Negli anni Venti, il nazionalismo indù si fuse con il nazionalismo indiano, adottando, per esempio, simboli indù, ma senza esplicitamente dichiarare i musulmani (e gli altri) come estranei. Questa corrente è stata sempre rappresentata nel Congresso Nazionale dagli attivisti indiani, come il primo Vice Ministro, al tempo dell’indipendenza, Sardar Vallabhbhai Patel. Gandhi, mentre pubblicamente affermava che la sua missione era quella di colmare il divario tra indù e musulmani, in realtà lo approfondiva costantemente, in modo particolare emarginando l’élite musulmana. I musulmani constatavano che Gandhi impercettibilmente assimilava il suo induismo con il suo “essere” indiano, indossando l’abito indù e utilizzando nella sua terminologia politica termini dell’idioma religioso indù. Per esempio, usava il termine “ram rajya” (il governo del divino Ram) per indicare che un “ordine” avrebbe prevalso dopo l’indipendenza, alludendo ad una mitica epoca (indù) dell’oro prima dell’avvento dell’Islam in India. Oltre al suo comportamento e alla sua ossessione per la protezione delle mucche, ritenute sacre dagli indù, l’adozione deliberata da parte sua dell’abbigliamento tipico di un uomo santo indù, con il termine “Mahatma”, accentuò la discriminazione verso i musulmani indiani; essi, di conseguenza, sentivano la loro identità minacciata, specialmente perché il Congresso accolse il “Mahtama” come il leader indiscusso del partito e non procedeva a nessun atto senza il suo consenso.

Già dal 1920 Jinnah contrastò vigorosamente l’utilizzo di un linguaggio religioso in campo politico e avvertì Gandhi che << era un crimine mescolare la politica con la religione come aveva fatto lui >>. Infatti, egli era anche fermamente contrario al sostegno di Gandhi al movimento antropomorfo Khilafat, che perseguiva il restauro del califfato ottomano di Costantinopoli dopo la sua sconfitta nel 1924. Gandhi si unì a loro con l’intenzione di guadagnare l’appoggio delle masse musulmane al suo movimento di non-cooperazione, volto a boicottare tutte le istituzioni britanniche create in India, in un unico sforzo per realizzare l’indipendenza del paese. In tal modo, il “Mahatma” contribuì alla polarizzazione comunitaria.

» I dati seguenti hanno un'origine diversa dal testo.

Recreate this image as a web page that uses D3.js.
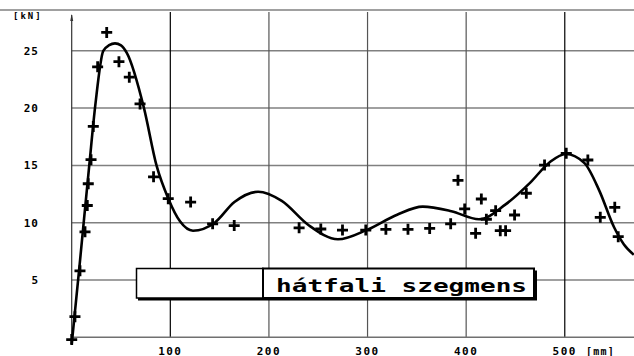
<!DOCTYPE html>
<html>
<head>
<meta charset="utf-8">
<script src="https://cdn.jsdelivr.net/npm/d3@7"></script>
<style>
  body { margin: 0; background: #fff; }
  text { font-family: "DejaVu Sans Mono", monospace; font-weight: bold; font-style: normal; fill: #000; }
</style>
</head>
<body>
<script>
// measured points (x in mm, y in kN)
const pointX = [0, 3.3, 8.4, 13.5, 15.8, 16.8, 19.6, 21.9, 26.3, 35.5, 47.9, 58.4, 69.3, 83, 97.9,
  120.6, 142.9, 164.8, 230.6, 252.6, 274.6, 298.2, 318.6, 341, 363, 384.3, 391.7, 398.5, 409.6,
  415.4, 420.5, 429.9, 434.6, 440, 449.1, 461, 479.5, 501.5, 523.4, 536, 550.7, 554.2];
const pointY = [-0.2, 1.8, 5.8, 9.2, 11.5, 13.4, 15.5, 18.4, 23.6, 26.6, 24.05, 22.7, 20.36, 14.0, 12.1,
  11.8, 9.9, 9.75, 9.55, 9.45, 9.36, 9.36, 9.42, 9.42, 9.5, 9.9, 13.7, 11.2, 9.07,
  12.07, 10.3, 11.05, 9.3, 9.3, 10.67, 12.57, 15.03, 16.05, 15.47, 10.47, 11.34, 8.78];

// fitted curve
const curveX = [0, 8, 17.8, 24, 32, 38, 43.9, 50, 56, 73.3, 86, 98, 110, 123, 145, 165, 189, 213,
  240, 270, 300, 330, 356, 385, 413, 440, 465, 485, 501, 520, 535, 550, 560, 570];
const curveY = [-0.6, 6.3, 15, 20.3, 25, 25.49, 25.65, 25.48, 24.8, 20, 15, 12.1, 10.1, 9.3, 10.0, 11.8, 12.7, 11.9,
  9.8, 8.55, 9.4, 10.7, 11.4, 11.0, 10.3, 11.6, 13.5, 15.3, 16.0, 15.2, 12.8, 9.6, 8.1, 7.2];

const xTicks = [100, 200, 300, 400, 500];
const yTicks = [5, 10, 15, 20, 25];
const legendLabel = 'hátfali szegmens';

const WIDTH = 634;
const HEIGHT = 356;

const svg = d3.select('body')
  .append('svg')
  .attr('width', WIDTH)
  .attr('height', HEIGHT);

let x = d3.scaleLinear().domain([0, 570.2]).range([71.7, 634]);
let y = d3.scaleLinear().domain([0, 25]).range([337.3, 50.8]);

// top frame line
svg.append('line')
  .attr('x1', 0).attr('x2', WIDTH)
  .attr('y1', 10).attr('y2', 10)
  .attr('stroke', '#808080').attr('stroke-width', 1.5);

// horizontal grid
svg.selectAll('.hgrid')
  .data(yTicks)
  .enter()
  .append('line')
  .attr('x1', x(0)).attr('x2', WIDTH)
  .attr('y1', function(d) { return y(d); })
  .attr('y2', function(d) { return y(d); })
  .attr('stroke', '#808080')
  .attr('stroke-width', 1.5);

// vertical grid
svg.selectAll('.vgrid')
  .data(xTicks)
  .enter()
  .append('line')
  .attr('x1', function(d) { return x(d); })
  .attr('x2', function(d) { return x(d); })
  .attr('y1', 12).attr('y2', y(0))
  .attr('stroke', function(d) { return (d == 100 || d == 500) ? '#000' : '#555'; })
  .attr('stroke-width', 1.2);

// bottom axis
svg.append('line')
  .attr('x1', x(0)).attr('x2', WIDTH)
  .attr('y1', y(0)).attr('y2', y(0))
  .attr('stroke', '#707070').attr('stroke-width', 1.5);

// y axis with small arrow
svg.append('line')
  .attr('x1', x(0)).attr('x2', x(0))
  .attr('y1', 15).attr('y2', y(0) + 4)
  .attr('stroke', '#333').attr('stroke-width', 1.2);
svg.append('path')
  .attr('d', 'M' + (x(0) - 1.5) + ',21 L' + x(0) + ',14 L' + (x(0) + 1.5) + ',21 Z')
  .attr('fill', '#333');

// tick labels
svg.selectAll('.ylab')
  .data(yTicks)
  .enter()
  .append('text')
  .attr('x', 39)
  .attr('y', function(d) { return y(d) + 4; })
  .attr('text-anchor', 'end')
  .attr('font-size', 11)
  .attr('letter-spacing', 1)
  .text(function(d) { return d; });

svg.append('text')
  .attr('x', 13).attr('y', 18.5)
  .attr('font-size', 9)
  .attr('letter-spacing', 2)
  .text('[kN]');

svg.selectAll('.xlab')
  .data(xTicks)
  .enter()
  .append('text')
  .attr('x', function(d) { return x(d); })
  .attr('y', 354.5)
  .attr('text-anchor', 'middle')
  .attr('font-size', 11)
  .attr('letter-spacing', 1.5)
  .text(function(d) { return d; });

svg.append('text')
  .attr('x', 586).attr('y', 354.5)
  .attr('font-size', 10)
  .attr('letter-spacing', 1.2)
  .text('[mm]');

// fitted curve
let line = d3.line()
  .x(function(d) { return x(d[0]); })
  .y(function(d) { return y(d[1]); })
  .curve(d3.curveMonotoneX);

svg.append('path')
  .datum(d3.zip(curveX, curveY))
  .attr('d', line)
  .attr('fill', 'none')
  .attr('stroke', '#000')
  .attr('stroke-width', 2.6);

// measured points as crosses
svg.selectAll('.pt')
  .data(d3.zip(pointX, pointY))
  .enter()
  .append('path')
  .attr('d', 'M-5.5,0H5.5M0,-5.5V5.5')
  .attr('transform', function(d) { return 'translate(' + [x(d[0]), y(d[1])] + ')'; })
  .attr('stroke', '#000')
  .attr('stroke-width', 2.8)
  .attr('fill', 'none');

// legend
const legend = svg.append('g');
legend.append('rect')
  .attr('x', 138).attr('y', 270.5)
  .attr('width', 399).attr('height', 30)
  .attr('fill', '#000');
legend.append('rect')
  .attr('x', 136.5).attr('y', 268.5)
  .attr('width', 126.5).attr('height', 29.5)
  .attr('fill', '#fff').attr('stroke', '#000').attr('stroke-width', 1.5);
legend.append('rect')
  .attr('x', 263).attr('y', 268.5)
  .attr('width', 271).attr('height', 29.5)
  .attr('fill', '#fff').attr('stroke', '#000').attr('stroke-width', 2);
legend.append('text')
  .attr('x', 276).attr('y', 291.5)
  .attr('font-size', 18)
  .attr('textLength', 251)
  .attr('lengthAdjust', 'spacingAndGlyphs')
  .text(legendLabel);
</script>
</body>
</html>
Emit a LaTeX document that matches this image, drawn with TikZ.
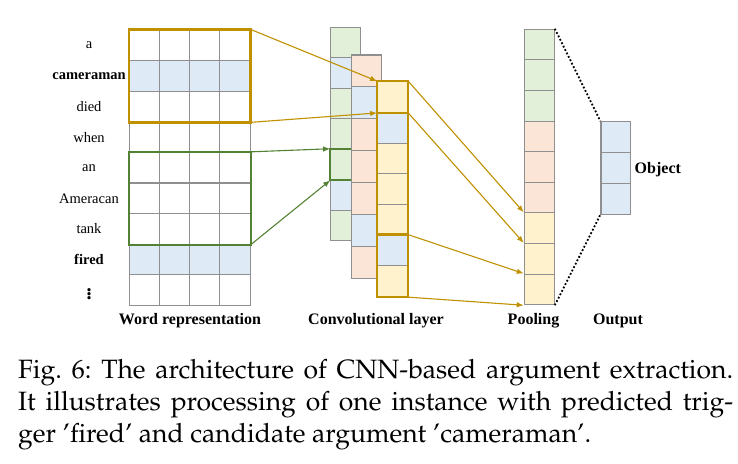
\documentclass[tikz,border=0pt]{standalone}
\usepackage{amsmath}
\usepackage[T1,TU]{fontenc}
\usepackage{fontspec}
\setmainfont{Liberation Serif}
\usepackage{tikz}
\usetikzlibrary{arrows.meta}

\definecolor{cellblue}{HTML}{DEEBF7}
\definecolor{cellgreen}{HTML}{E2F0D9}
\definecolor{cellpink}{HTML}{FBE5D6}
\definecolor{cellyellow}{HTML}{FFF2CC}
\definecolor{cellgrey}{HTML}{8F8F8F}
\definecolor{goldline}{HTML}{BF9000}
\definecolor{greenline}{HTML}{548235}
\newcommand{\capfont}{\fontencoding{T1}\fontfamily{ppl}\selectfont\frenchspacing}

\tikzset{
  cell/.style={draw=cellgrey, line width=1.1pt, inner sep=0pt, minimum width=30.2pt, minimum height=30.6pt},
  wordlab/.style={font={\fontsize{14.5}{16}\selectfont}},
  partlab/.style={font={\fontsize{16}{18}\selectfont\bfseries}},
  goldarrow/.style={draw=goldline, line width=1.1pt, -{Latex[length=7pt,width=5.5pt]}},
  greenarrow/.style={draw=greenline, line width=1.1pt, -{Latex[length=7pt,width=5.5pt]}},
  capline/.style={anchor=base west, inner sep=0pt, font={\capfont\fontsize{26.5}{31}\selectfont}}
}

\begin{document}
\begin{tikzpicture}[x=1pt, y=-1pt]
        \useasboundingbox (0,0) rectangle (738,463);
        % Word representation
            \foreach \r in {0,...,8}
                \foreach \c in {0,...,3}
                    \node[cell, fill=white] (w-\r-\c) at ({129.3+30.2*(\c+0.5)}, {30+30.6*(\r+0.5)}) {};
            \foreach \c in {0,...,3} {
                \node[cell, fill=cellblue] at (w-1-\c) {};
                \node[cell, fill=cellblue] at (w-7-\c) {};
            }
            \foreach \word [count=\i from 0] in {a,\textbf{cameraman},died,when,an,Ameracan,tank,\textbf{fired}}
                \node[wordlab] (lab-\i) at (89, {30+30.6*(\i+0.5)}) {\word};
            \node[font={\fontsize{20}{22}\selectfont\bfseries}, inner sep=0pt] (lab-8) at (89, 291) {$\vdots$};
            \draw[goldline, line width=2.4pt] (w-0-0.north west) rectangle (w-2-3.south east);
            \draw[greenline, line width=2.2pt] (w-4-0.north west) rectangle (w-6-3.south east);
        % Convolutional layer
            % back column
                \foreach \col [count=\i from 0] in {cellgreen,cellblue,cellgreen,cellgreen,cellgreen,cellblue,cellgreen}
                    \node[cell, fill=\col, minimum width=30pt, minimum height=30.5pt] (ca-\i) at (345.7, {27.3+30.5*(\i+0.5)}) {};
                \draw[greenline, line width=2.2pt] (ca-4.north west) rectangle (ca-4.south east);
            % middle column
                \foreach \col [count=\i from 0] in {cellpink,cellblue,cellpink,cellpink,cellpink,cellblue,cellpink}
                    \node[cell, fill=\col, minimum width=30pt, minimum height=31.9pt] (cb-\i) at (366.7, {55+31.9*(\i+0.5)}) {};
            % front column
                \foreach \col [count=\i from 0] in {cellyellow,cellblue,cellyellow,cellyellow,cellyellow,cellblue,cellyellow}
                    \node[cell, fill=\col, minimum width=30pt, minimum height=30.7pt] (cc-\i) at (392.7, {81.7+30.7*(\i+0.5)}) {};
                \draw[goldline, line width=2.4pt] (cc-0.north west) rectangle (cc-6.south east);
                \draw[goldline, line width=2.4pt] (cc-0.south west) -- (cc-0.south east);
                \draw[goldline, line width=2.4pt] (cc-5.north west) -- (cc-5.north east);
        % Pooling
            \foreach \col [count=\i from 0] in {cellgreen,cellgreen,cellgreen,cellpink,cellpink,cellpink,cellyellow,cellyellow,cellyellow}
                \node[cell, fill=\col, minimum width=30pt] (p-\i) at (539.3, {29.3+30.6*(\i+0.5)}) {};
        % Output
            \foreach \i in {0,1,2}
                \node[cell, fill=cellblue, minimum width=29.7pt, minimum height=30.8pt] (o-\i) at (615.8, {121.7+30.8*(\i+0.5)}) {};
            \node[partlab, anchor=west, yshift=-2pt] (obj) at (o-1.east) {Object};
        % Connections
            \draw[goldarrow] (w-0-3.north east) -- (cc-0.north west);
            \draw[goldarrow] (w-2-3.south east) -- (cc-0.south west);
            \draw[greenarrow] (w-4-3.north east) -- (ca-4.north west);
            \draw[greenarrow] (w-6-3.south east) -- (ca-4.south west);
            \draw[goldarrow] (cc-0.north east) -- (p-6.north west);
            \draw[goldarrow] (cc-0.south east) -- (p-7.north west);
            \draw[goldarrow] (cc-5.north east) -- (p-8.north west);
            \draw[goldarrow] (cc-6.south east) -- (p-8.south west);
            \draw[dotted, line width=1.8pt] (p-0.north east) -- (o-0.north west);
            \draw[dotted, line width=1.8pt] (p-8.south east) -- (o-2.south west);
        % Part labels
            \node[partlab] (l-word) at (190, 321) {Word representation};
            \node[partlab] (l-conv) at (376, 321) {Convolutional layer};
            \node[partlab] (l-pool) at (533.5, 321) {Pooling};
            \node[partlab] (l-out) at (618, 321) {Output};
        % Caption
            \node[capline] (cap1) at (18, 378) {\makebox[715pt][s]{Fig. 6: The architecture of CNN-based argument extraction.}};
            \node[capline] (cap2) at (18, 410) {\makebox[715pt][s]{It illustrates processing of one instance with predicted trig-}};
            \node[capline] (cap3) at (18, 442) {ger 'fired' and candidate argument 'cameraman'.};
    \end{tikzpicture}
\end{document}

Egli una volta disse: << Voglio bene a Cristo, ma non ai cristiani >>. Questa dichiarazione fomentò non solo la discriminazione interna di un’intera minoranza religiosa ma coinvolse in un giudizio assolutamente negativo tutti i cristiani definiti come gente “non grata”. Questo non vuol dire che egli volesse effettivamente perseguitare i cristiani. Però, dato il suo induismo “puritano” e d il suo razzismo contro le donne – Gandhi pensava che le donne violentate perdessero la loro dignità e sosteneva inoltre che i padri potevano essere giustificati nell’uccidere le figlie che avevano subito una violenza, per il bene della famiglia e l’onore della comunità – si comprende come mai il “Mahatma” sia stato e sia ancora considerato dai nazionalisti indù, il promotore delle successive persecuzioni.